4 thoughts on “Smartest Kids in the World: American Private School

  1. re: ‘Success Academy Harlem I, where the mostly low-income students are randomly admitted by lottery, performs at the same level as gifted-and-talented schools across New York City.”

    This demonstrates that expectations and rigor matter. I think a lot of new age, everybody wins, classroom culture is thin cover for teachers, admin staff, and parents that are not up to high performance standards. The world is competitive.

    I’m surprised that obviously successful D.C. parents were not alarmed at a weak math program. Best guess, their success comes from the world of politics and/or lobbying. Not NASA.

  2. Amanda Ripley: “You know, I’d have to say the math program is weak.”…But no one said anything…Then the tour guide parent added one more thing: “Oh, and I wish the football program was stronger.” Suddenly, the parents perked up. “Really, what do you mean? Is there not a football team? What age does it start?”

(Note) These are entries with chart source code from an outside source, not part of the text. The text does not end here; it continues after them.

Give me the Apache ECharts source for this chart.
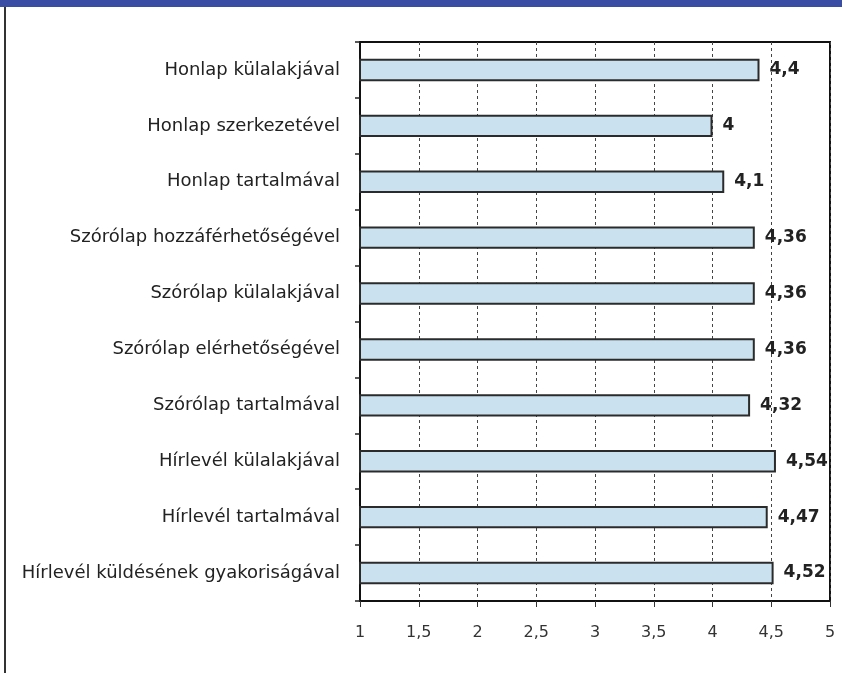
<!DOCTYPE html>
<html>
<head>
<meta charset="utf-8">
<style>
  html, body { margin: 0; padding: 0; background: #ffffff; }
  #chart { width: 842px; height: 673px; }
</style>
<script src="https://cdn.jsdelivr.net/npm/echarts@6/dist/echarts.min.js"></script>
</head>
<body>
<div id="chart"></div>
<script>
// Elégedettség átlagértékei (1–5 skála)
const categories = [
  'Honlap külalakjával',
  'Honlap szerkezetével',
  'Honlap tartalmával',
  'Szórólap hozzáférhetőségével',
  'Szórólap külalakjával',
  'Szórólap elérhetőségével',
  'Szórólap tartalmával',
  'Hírlevél külalakjával',
  'Hírlevél tartalmával',
  'Hírlevél küldésének gyakoriságával'
];
const values = [4.4, 4, 4.1, 4.36, 4.36, 4.36, 4.32, 4.54, 4.47, 4.52];
const axisMin = 1;
const axisMax = 5;
const axisStep = 0.5;

const fmt = v => String(v).replace('.', ',');
const font = '"DejaVu Sans", "Liberation Sans", Arial, sans-serif';

const chart = echarts.init(document.getElementById('chart'));
chart.setOption({
  animation: false,
  backgroundColor: '#ffffff',
  graphic: [
    { type: 'rect', shape: { x: 0, y: 0, width: 842, height: 7 },
      style: { fill: '#3a4da5' } },
    { type: 'line', shape: { x1: 5, y1: 7, x2: 5, y2: 673 },
      style: { stroke: '#333333', lineWidth: 2 } }
  ],
  grid: {
    left: 360, right: 12, top: 42, bottom: 72,
    show: true, borderColor: '#111111', borderWidth: 2,
    backgroundColor: 'transparent'
  },
  xAxis: {
    type: 'value',
    min: axisMin, max: axisMax, interval: axisStep,
    axisLine: { show: true, lineStyle: { color: '#111111', width: 2 } },
    axisTick: { show: true, length: 6, lineStyle: { color: '#333333', width: 1 } },
    axisLabel: {
      formatter: fmt, color: '#333333', fontSize: 16, fontFamily: font, margin: 24
    },
    splitLine: {
      show: true,
      lineStyle: { color: '#444444', width: 1, type: [3, 3] }
    }
  },
  yAxis: {
    type: 'category',
    data: categories,
    inverse: true,
    axisLine: { show: true, lineStyle: { color: '#111111', width: 2 } },
    axisTick: { show: true, length: 5, alignWithLabel: false, lineStyle: { color: '#222222', width: 1.5 } },
    axisLabel: { color: '#222222', fontSize: 18, fontFamily: font, margin: 20 },
    splitLine: { show: false }
  },
  series: [{
    type: 'bar',
    data: values,
    barWidth: '40%',
    itemStyle: { color: '#cae2ef', borderColor: '#2b2b2b', borderWidth: 2 },
    label: {
      show: true, position: 'right', distance: 10,
      formatter: p => fmt(p.value),
      color: '#222222', fontSize: 17, fontWeight: 'bold', fontFamily: font
    }
  }]
});
</script>
</body>
</html>
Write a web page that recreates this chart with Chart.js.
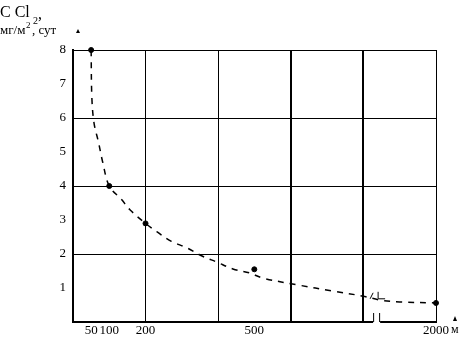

    I call B.S. This conversation never happened. A $90K per year private school likely does not have a football program at all; moreover, a $90K per year private school likely has zero black students to field a football team.

    Or, maybe the tour guide actually meant, “I wish we had more black students so our football program would be stronger.”

  3. E: I’m not sure how carefully you read the original post. It was not a $90,000/year private school that Ripley toured, but a $30,000/year school. And I was not aware that football could be played only by people with a particular skin color. But in any case, a quick Google search for the ritziest private school in the D.C. area (where Barack Obama chooses to send his children while telling Americans that they should actually send their own children to public schools) brings up and indicates that Sidwell Friends plays football against the Maret School ($35,000/year plus textbooks and fees) and the Potomac School (a 90-acre campus! Tuition is $35,000 per year for grades 9-12).

  4. Americans are sports crazy but the teachers at my kids’ private schools were mostly very well qualified – lots of PhDs, etc., not a lot of state teachers college types, so they were more or less Finnish quality teachers. My kids went to (a supposedly good) public school for elementary school and it would drive my wife nuts when assignment sheets came home with spelling mistakes on them, the teacher would send out newsletters with grammatical mistakes, etc. That kind of stuff did not happen at the private schools.

    Another aspect of private schools is that you get to go to school with intellectual peers. In my daughter’s graduating class of 36, there were 6 National Merit semifinalists – the only other place where you would find that kind of ratio would be at a top magnet school like Stuyvesant. I would not dismiss private schooling so lightly. YMMV.

    Regarding Success Academy, note that these are primary schools. I would be more impressed if these kids were followed thru high school. The real problems in American education (and the hormones) kick in at the higher grades. Also, sometimes the way these schools get such good results is by cheating – having the teachers correct mistakes on standardized tests, etc. I have no evidence that is going on at Success Academies, but virtually every study ever conducted anywhere and any time has shown a correlation between parental income and school performance, so it would be truly miraculous if Success Academy was the one school on earth where this was not true.

    Here is a link that shows some skepticism. This is from the blog of Diane Ravitch, who is a well respected education expert.

    “Juan Gonzalez of the New York Daily News reports that Eva Moskowitz’s Success Academy charter school celebrated its first graduation from middle school, with disappointing results. Although Moskowitz has boasted for years that her schools had overcome the achievement gap and that all her students are high performers, Gonzalez pointed out two inconvenient facts:

    1. The graduating class started with 73 students in 2006 but only 32 remained to graduate.

    2. Not one of the Success Academy graduates qualified to enter the city’s eight elite examination schools, such as Stuyvesant, Bronx High School of Science, and Brooklyn Tech.

    Twenty-seven of the graduating class took the entrance exam for the elite schools but none scored high enough to gain admission.”